Continuing our impromptu quest through old cookbooks, this (past) week I started with some recipes/menus from
Electric Refrigerator Recipes and Menus
Specially Prepared for the General Electric Refrigerator
Miss Alice Bradley
Principal of Miss Farmer’s School of Cookery,
Cooking Editor of Woman’s Home Companion,
Author of: Cooking for Profit, Candy Cook Book, For Luncheon and Supper Guests
that sold for a whopping $2 back in 1927 (I found it in a friend’s used bookstore 8 or so years ago). The recipes in this book are, Â you guessed it, mostly of things that require refrigeration or freezing, but there are also a whole slew of menus that Miss Bradley just expects you to already have a reference for or have in another cookbook in your home. Not like you could just Google it back in ’27, though I can’t tell you how glad I am that we have that capability as I was really curious what in the world an “English Monkey with Crackers” (one of her After-Theater Lunches) might be. Turns out it’s the same thing as Welsh Rarebit, which she lists on a Family Supper Menu a few pages prior, so maybe Miss Bradley was just trying to keep things interesting.
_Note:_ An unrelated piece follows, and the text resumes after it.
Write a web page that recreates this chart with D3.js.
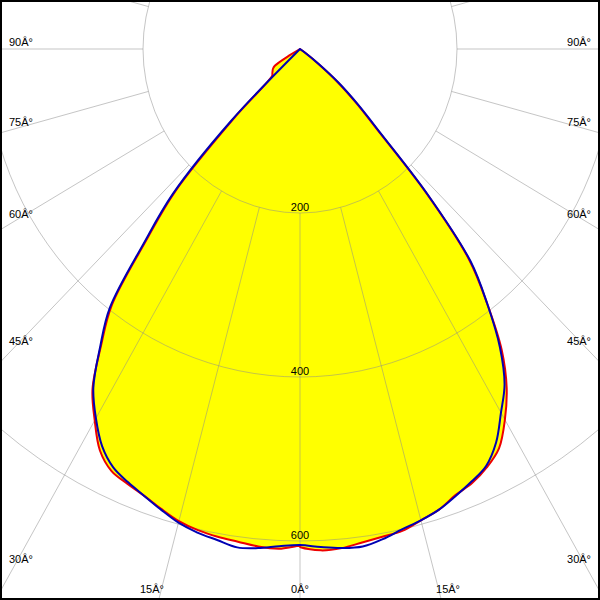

At any rate, Monday I made her Frozen Lobster Salad and paired it with Garlic Cheese Rolls. Far from the usual seafood salad we’d make with just mayo and veggies, this one used a bit of white sauce, gelatin, and whipped heavy cream in, in addition to mayonnaise. While it seems like an awful lot to do just for a seafood salad, and it’s only seasoned with salt and nutmeg, it was very tasty and, thanks to the gelatin, held up exceptionally well for leftovers. I’d probably add some diced celery or bell pepper to this to add some color and crunch, if I made it again.
The biscuits were just the basic recipe from the box of gluten-free Bisquick (Bisquick was invented in 1930, apparently, so it’s not a complete anachronism to pair with the 1927 salad) with some garlic oil and a healthy dose of shredded Cheddar added.
On Tuesday I used one of her dinner menus and just, as homemakers of her day would have, used the recipes or knowledge I had on hand. The Hamburg Steak was simply seasoned ground beef (salt, pepper, garlic oil, paprika, Worcestershire sauce) formed into rectangular patties and cooked on the stove. I made a gravy with beef base, a little red wine, and a cornstarch slurry after the first sides browned. The mashed potatoes were fairly basic mashed potatoes with butter and milk, and the creamed cabbage was boiled cabbage combined with a white sauce.
Now, Todd and I are cabbage fans, but most of the year we eat it as coleslaw unless it’s New Year’s Day or St. Patrick’s Day, you know? We were both pleasantly surprised at how much we enjoyed the creamed cabbage, to the point that I could have eaten just that and been perfectly content for the night. It’s worth noting that, in making the very simple white sauce, I did add some chicken soup base for flavor, and I think that helped a lot. Creamed cabbage could well end up on our table again, though, thanks to this culinary trip through history.
We already talked about Wednesday night, the night we had cake for dinner, and I still do not regret that decision one little bit. It was smart of me to put it mid-week, when the urge to cook is often weaker anyway, and it also helped that we were “ahead” on lunches so that we weren’t needing to get take out for lunch the next day, that sort of thing.
Thursday we returned to the present with one of our freezer meals: Pork and Veggies over rice. Instead of crocking it, I just put it on the stove to simmer while the rice cooked and that was plenty of time on the stove. While it’s not technically a stir fry, it’s similar enough that I thought some Yum-Yum sauce might go well on it (and I was right).
On Friday we took advantage of some gift cards we had and went to Longhorn for dinner and have delicious calamari in a sweet chili sauce along with our steaks and potatoes.
Finally, on Saturday, I decided to go back to the River Road Recipes cookbook, because I hadn’t made anything from the poultry chapter, and I made Brunswick Stew.
I’ve never actually been a fan of Brunswick Stew, but Todd likes it and I thought it might be better if I made it to determine why I didn’t like it or, hopefully, that I’d like it better if it was homemade. After 2 hours and a bit it was done and I was so hot and tired from doing laundry that a thick chicken stew didn’t seem all that appealing, but I ended up enjoying it and Todd had two helpings (so I must have done something right!).
Sunday was going to be breakfast for dinner, but we both had been grazing throughout the afternoon and just didn’t feel like an official meal. Since we had leftovers in the fridge we declared it a fend for yourself night, so there’s nothing really to show.
I now have a decision to make, and that’s where to go for next week’s menu. Do I a) grab the reproduction of a Civil War-era cookbook I picked up at the St Augustine Fort a few years back or do I b) raid the 1973ish Betty Crocker recipe card collection sitting on my shelf. I mean, both are potential gold mines–what would you be more interested in seeing, hmm?